Время новостей
     N°57, 01 апреля 2003 Время новостей ИД "Время"   
Время новостей
  //  01.04.2003
Сложный поиск простоты
«Высокая месса» Баха в исполнении Кента Нагано и Российского национального оркестра
Очередной визит мировой дирижерской знаменитости Кента Нагано в Москву к подшефному Российскому национальному оркестру, «членом дирижерской коллегии» которого он теперь является, стал не менее сенсационным, чем первый. Хотя бы потому, что произошел так скоро -- всего через месяц после блистательной «романтической» программы в БЗК. Но и не только. Калифорниец японского происхождения и один из главных интеллектуалов оперных и симфонических сцен Европы и Америки в Москве опять показал себя разрушителем собственного имиджа узкого специалиста по музыке ХХ века. Впрочем, расширением своих репертуарных рамок дирижер занимается не только в далекой от мировых контекстов России. Выбор как Листа с Берлиозом прошлой московской программы, так и нынешнего Баха обусловлен тем, что именно эту музыку Нагано сейчас много играет. Так что Москва -- это, между прочим, не лаборатория, а свидетель мировых движений.

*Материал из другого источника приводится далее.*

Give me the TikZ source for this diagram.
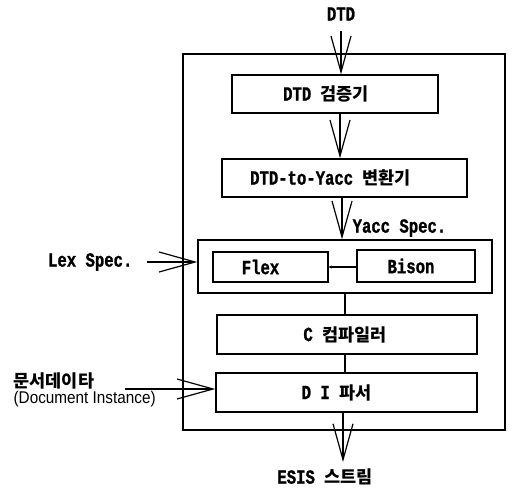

И в этот раз московской публике не удалось испугаться фирменного умения Нагано управляться с современным репертуаром, но теперь вместо чувственных романтических партитур ей была предложена титаническая «Высокая месса» Баха -- возвышенная и популярная, строгая и зыбкая, почтенная и интригующая, сто раз забытая и заново открытая страница мировой музыкальной литературы. Ей поклонялись дирижеры-боги старой романтической школы, поздней ее образ стал предметом пристальных исследований изобретательных аутентистов -- адептов научного подхода и стилистического поиска.

Но «Высокая месса» от Кента Нагано неожиданно для многих оказалась резвым шагом в антиаутентистском направлении, почти что «шагом назад» -- в сторону величественной романтической традиции, влюбленной в баховскую «взволнованную возвышенность» и лирическую эмоциональность. Повинуясь пластичным, точным жестам дирижера, оркестр заиграл крупным ласковым помолом, артикуляция вдруг стала размягченной, фразы -- непритязательными, детализированный, ясный звук, которым славится РНО, уступил место сбалансированной, но гомогенной массе.

Впрочем, похоже, что важную роль в этом сыграла и акустика новопостроенного Дома музыки. Она оказалась далекой от идеала, хотя и не безнадежной -- просто чуть глуховатой и вязкой. И думается, не вполне подходящей к замыслу Нагано, который явно пытался извлечь из Мессы не ее искусность или сокровенную детальность, но ее прямую искренность и сердечность. Тем самым -- из-за съевшей весь необходимый тонус акустики или сложности самих намерений -- Месса предстала выразительно антиаутентистской, но совсем не романтической. Между тем трудно представить, чтобы такой знаток оркестровых языков и территорий, как Нагано, питал иллюзии относительно возможности запросто вернуться в романтическое вчера. Его амбиции явно изящнее -- это некое романтическое завтра, пережившее времена интеллектуализма и сохраненное до эпохи «искушенной простоты», когда камерные моменты лишены намеренной интимности, пики кульминаций сделаны в манере новейшей грандиозности с метафизическим оттенком и все пронзительное простосердечие поверено корректностью рациональных соображений.

Но вся эта сложная конструкция, наверное, могла бы полностью осуществиться (несмотря на акустику, легкую вялость деревянных духовых, несколько неточных вступлений и временами оседающие темпы), если бы не странный выбор певцов, сделанный менеджментом оркестра. В результате публика услышала Мессу в исполнении виртуозного и нетривиального дирижера, хорошего оркестра, старательного хора (камерные хоры В. Минина и Института им. Шнитке) и более чем средних солистов. Что обидно до слез.

Вся первая половина Мессы была словно осторожно пробормотана. И только во второй половине, где хоровые блоки сильно перевешивают сольные эпизоды, конструкция, хотя и в ущерб исполнительской аккуратности, приобрела упругость и цвета. В принципе ни Яна Иванилова, ни Михаил Губский не значатся в списках катастрофически неправильных певцов. А Виктория Смирнова или Елена Буланькова просто не слишком известны. Но когда музыкант мирового класса приезжает в здешние места, ждешь если не стопроцентного качества, то стопроцентно продуманного подхода к его достижению. Ждешь строгих исполнительских концепций и к тому же -- чтоб они не висли совсем отдельно от живой музыкальности. А как это возможно, если ни одна баховская ария толком не прозвучала, остается только гадать. И если нынешний визит Кента Нагано интриговал непредсказуемыми последствиями только в смысле эстетической задачи, то следующий и по части качества будет прогнозировать сложнее.